* **What the task requires**:
Copy each line of the data below exactly, leaving out pictures.

'''

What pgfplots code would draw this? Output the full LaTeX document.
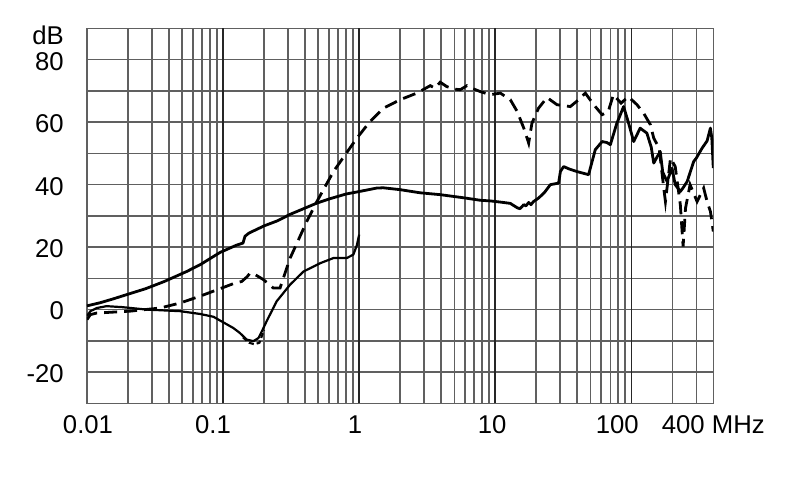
\documentclass[border=0pt]{standalone}
\usepackage{fontspec}
\setmainfont{Liberation Sans}
\usepackage{pgfplots}
\pgfplotsset{compat=1.18}
\definecolor{gridgray}{RGB}{96,96,96}

\begin{document}
\begin{tikzpicture}
\path[use as bounding box] (-87bp,-95.7bp) rectangle (703bp,403.3bp);
\begin{axis}[
    at={(0,0)}, anchor=south west,
    scale only axis, width=626.3bp, height=374.8bp,
    xmode=log, xmin=0.01, xmax=400,
    ymin=-30, ymax=90,
    axis line style={gridgray, line width=1.5bp},
    tick style={draw=none},
    tick label style={font=\fontsize{25.7bp}{30bp}\selectfont, inner sep=0pt},
    xtick={0.01017,0.0844,0.934,9.5,78.9,400},
    xticklabels={0.01,0.1,1,10,100,400 MHz},
    minor xtick={0.02,0.03,0.04,0.05,0.06,0.07,0.08,0.09,
                 0.2,0.3,0.4,0.5,0.6,0.7,0.8,0.9,
                 2,3,4,5,6,7,8,9,
                 20,30,40,50,60,70,80,90,200,300},
    extra x ticks={0.1,1,10,100},
    extra x tick labels={},
    extra x tick style={grid=major, major grid style={black!85, line width=1.7bp}},
    xmajorgrids=false, xminorgrids=true,
    ymajorgrids=true, yminorgrids=true,
    major grid style={gridgray, line width=1.5bp},
    minor grid style={gridgray, line width=1.5bp},
    ytick={-20,0,20,40,60,80},
    yticklabels={-20,0,20,40,60,80},
    minor ytick={-10,10,30,50,70},
    extra y ticks={88.4}, extra y tick labels={dB},
    extra y tick style={grid=none},
    xticklabel style={anchor=base, yshift=-29.7bp},
    yticklabel style={anchor=east, xshift=-23bp, yshift=-1.5bp},
]
% upper solid curve
\addplot[black, line width=2.8bp, line join=round] coordinates {
(0.01,1.2) (0.0125,2.2) (0.0155,3.4) (0.0196,4.8) (0.027,6.7) (0.037,9.0)
(0.054,12.2) (0.068,14.4) (0.095,18.3) (0.125,20.6) (0.14,21.3) (0.145,23.5)
(0.155,24.5) (0.2,26.8) (0.25,28.4) (0.311,30.5) (0.39,32.3) (0.489,34.1)
(0.61,35.5) (0.8,37.0) (1.0,37.8) (1.34,38.9) (1.5,39.0) (2.0,38.4)
(2.8,37.4) (3.94,36.8) (5.85,35.8) (7.76,35.0) (9.18,34.8) (11.5,34.3)
(12.9,34.0) (14.5,32.6) (15.2,32.3) (16.2,33.6) (16.8,33.2) (17.6,34.3)
(18.3,33.6) (19.1,34.6) (20.8,35.7) (23,37.5) (25.4,40.0) (29.2,40.5)
(30.1,44.2) (31.8,45.8) (35,45.0) (39.8,44.2) (48.5,43.2) (54.3,51.2)
(61,53.8) (66,53.5) (70.1,52.8) (78,59.5) (87.7,65) (95,60) (104,53.8)
(110,56) (116,58.1) (130,56.5) (140,52) (146,46.9) (155,49) (163,50.6)
(170,44) (183,41) (190,43) (199,45.3) (210,40) (229,37.8) (240,39)
(257,41) (287,47.4) (300,48.5) (331,51.7) (360,54) (381,58.1) (390,55) (400,45.3)
};
% dashed curve
\addplot[black, line width=2.8bp, dash pattern=on 13bp off 7bp] coordinates {
(0.01,-3.2) (0.0106,-1.6) (0.0118,-1.1) (0.0207,-0.5) (0.0344,0.5) (0.0483,2.1)
(0.0678,4.3) (0.119,8.3) (0.137,9.0) (0.15,10.5) (0.158,11.7) (0.172,11.2)
(0.198,9.6) (0.234,6.9) (0.262,6.9) (0.311,16.5) (0.412,28.2) (0.489,34.6)
(0.647,44.2) (0.962,54.9) (1.2,60.2) (1.51,64.5) (2.0,67.2) (2.65,69.3)
(3.33,71.7) (3.6,70.9) (3.94,72.8) (4.4,71.4) (5.0,70.6) (5.53,70.4)
(6.2,71.7) (6.8,70.8) (7.76,69.8) (9.18,68.8) (10.9,69.3) (12.9,67.2)
(14.5,63.4) (16.2,58.1) (17.6,53.3) (18.6,59.7) (20.8,64.5) (24,67.9)
(28.4,65.6) (35.6,65) (41,67.2) (45.9,69.3) (52.9,65.6) (61,62.4)
(67.6,63.4) (73.8,68.8) (84,66.1) (95,68.2) (110,65.6) (123,62.9)
(138,59.2) (146,54.9) (160,51.7) (173,38.9) (178,34.6) (194,48.5)
(210,45.8) (229,33.6) (240,20.2) (250,32.5) (270,40) (304,34.6)
(340,38.9) (360,34.6) (381,31.4) (400,25)
};
% lower solid curve
\addplot[black, line width=2.2bp, line join=round] coordinates {
(0.01,-2.0) (0.0106,-0.5) (0.0118,0.5) (0.0139,1.1) (0.018,0.8) (0.0275,0.0)
(0.0483,-0.5) (0.0678,-1.4) (0.085,-2.3) (0.095,-3.5) (0.119,-5.9) (0.133,-7.5)
(0.149,-9.6) (0.167,-10.1) (0.182,-9.1) (0.195,-6.5) (0.209,-3.7) (0.248,2.7)
(0.311,8.0) (0.39,12.2) (0.52,14.9) (0.647,16.5) (0.81,16.5) (0.906,17.6)
(0.96,20.5) (1.0,24.0)
};
% dashed trace hidden under the lower curve, visible at the dip
\addplot[black, line width=2.1bp, dash pattern=on 5bp off 3bp] coordinates {
(0.14,-8.9) (0.155,-10.6) (0.17,-11.1) (0.185,-10.6) (0.2,-6.5)
};
\end{axis}
\end{tikzpicture}
\end{document}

'''

* **Output for this exercise**:
What pgfplots code would draw this? Output the full LaTeX document.
\documentclass[border=0pt]{standalone}
\usepackage{fontspec}
\setmainfont{Liberation Sans}
\usepackage{pgfplots}
\pgfplotsset{compat=1.18}
\definecolor{gridgray}{RGB}{96,96,96}

\begin{document}
\begin{tikzpicture}
\path[use as bounding box] (-87bp,-95.7bp) rectangle (703bp,403.3bp);
\begin{axis}[
    at={(0,0)}, anchor=south west,
    scale only axis, width=626.3bp, height=374.8bp,
    xmode=log, xmin=0.01, xmax=400,
    ymin=-30, ymax=90,
    axis line style={gridgray, line width=1.5bp},
    tick style={draw=none},
    tick label style={font=\fontsize{25.7bp}{30bp}\selectfont, inner sep=0pt},
    xtick={0.01017,0.0844,0.934,9.5,78.9,400},
    xticklabels={0.01,0.1,1,10,100,400 MHz},
    minor xtick={0.02,0.03,0.04,0.05,0.06,0.07,0.08,0.09,
                 0.2,0.3,0.4,0.5,0.6,0.7,0.8,0.9,
                 2,3,4,5,6,7,8,9,
                 20,30,40,50,60,70,80,90,200,300},
    extra x ticks={0.1,1,10,100},
    extra x tick labels={},
    extra x tick style={grid=major, major grid style={black!85, line width=1.7bp}},
    xmajorgrids=false, xminorgrids=true,
    ymajorgrids=true, yminorgrids=true,
    major grid style={gridgray, line width=1.5bp},
    minor grid style={gridgray, line width=1.5bp},
    ytick={-20,0,20,40,60,80},
    yticklabels={-20,0,20,40,60,80},
    minor ytick={-10,10,30,50,70},
    extra y ticks={88.4}, extra y tick labels={dB},
    extra y tick style={grid=none},
    xticklabel style={anchor=base, yshift=-29.7bp},
    yticklabel style={anchor=east, xshift=-23bp, yshift=-1.5bp},
]
% upper solid curve
\addplot[black, line width=2.8bp, line join=round] coordinates {
(0.01,1.2) (0.0125,2.2) (0.0155,3.4) (0.0196,4.8) (0.027,6.7) (0.037,9.0)
(0.054,12.2) (0.068,14.4) (0.095,18.3) (0.125,20.6) (0.14,21.3) (0.145,23.5)
(0.155,24.5) (0.2,26.8) (0.25,28.4) (0.311,30.5) (0.39,32.3) (0.489,34.1)
(0.61,35.5) (0.8,37.0) (1.0,37.8) (1.34,38.9) (1.5,39.0) (2.0,38.4)
(2.8,37.4) (3.94,36.8) (5.85,35.8) (7.76,35.0) (9.18,34.8) (11.5,34.3)
(12.9,34.0) (14.5,32.6) (15.2,32.3) (16.2,33.6) (16.8,33.2) (17.6,34.3)
(18.3,33.6) (19.1,34.6) (20.8,35.7) (23,37.5) (25.4,40.0) (29.2,40.5)
(30.1,44.2) (31.8,45.8) (35,45.0) (39.8,44.2) (48.5,43.2) (54.3,51.2)
(61,53.8) (66,53.5) (70.1,52.8) (78,59.5) (87.7,65) (95,60) (104,53.8)
(110,56) (116,58.1) (130,56.5) (140,52) (146,46.9) (155,49) (163,50.6)
(170,44) (183,41) (190,43) (199,45.3) (210,40) (229,37.8) (240,39)
(257,41) (287,47.4) (300,48.5) (331,51.7) (360,54) (381,58.1) (390,55) (400,45.3)
};
% dashed curve
\addplot[black, line width=2.8bp, dash pattern=on 13bp off 7bp] coordinates {
(0.01,-3.2) (0.0106,-1.6) (0.0118,-1.1) (0.0207,-0.5) (0.0344,0.5) (0.0483,2.1)
(0.0678,4.3) (0.119,8.3) (0.137,9.0) (0.15,10.5) (0.158,11.7) (0.172,11.2)
(0.198,9.6) (0.234,6.9) (0.262,6.9) (0.311,16.5) (0.412,28.2) (0.489,34.6)
(0.647,44.2) (0.962,54.9) (1.2,60.2) (1.51,64.5) (2.0,67.2) (2.65,69.3)
(3.33,71.7) (3.6,70.9) (3.94,72.8) (4.4,71.4) (5.0,70.6) (5.53,70.4)
(6.2,71.7) (6.8,70.8) (7.76,69.8) (9.18,68.8) (10.9,69.3) (12.9,67.2)
(14.5,63.4) (16.2,58.1) (17.6,53.3) (18.6,59.7) (20.8,64.5) (24,67.9)
(28.4,65.6) (35.6,65) (41,67.2) (45.9,69.3) (52.9,65.6) (61,62.4)
(67.6,63.4) (73.8,68.8) (84,66.1) (95,68.2) (110,65.6) (123,62.9)
(138,59.2) (146,54.9) (160,51.7) (173,38.9) (178,34.6) (194,48.5)
(210,45.8) (229,33.6) (240,20.2) (250,32.5) (270,40) (304,34.6)
(340,38.9) (360,34.6) (381,31.4) (400,25)
};
% lower solid curve
\addplot[black, line width=2.2bp, line join=round] coordinates {
(0.01,-2.0) (0.0106,-0.5) (0.0118,0.5) (0.0139,1.1) (0.018,0.8) (0.0275,0.0)
(0.0483,-0.5) (0.0678,-1.4) (0.085,-2.3) (0.095,-3.5) (0.119,-5.9) (0.133,-7.5)
(0.149,-9.6) (0.167,-10.1) (0.182,-9.1) (0.195,-6.5) (0.209,-3.7) (0.248,2.7)
(0.311,8.0) (0.39,12.2) (0.52,14.9) (0.647,16.5) (0.81,16.5) (0.906,17.6)
(0.96,20.5) (1.0,24.0)
};
% dashed trace hidden under the lower curve, visible at the dip
\addplot[black, line width=2.1bp, dash pattern=on 5bp off 3bp] coordinates {
(0.14,-8.9) (0.155,-10.6) (0.17,-11.1) (0.185,-10.6) (0.2,-6.5)
};
\end{axis}
\end{tikzpicture}
\end{document}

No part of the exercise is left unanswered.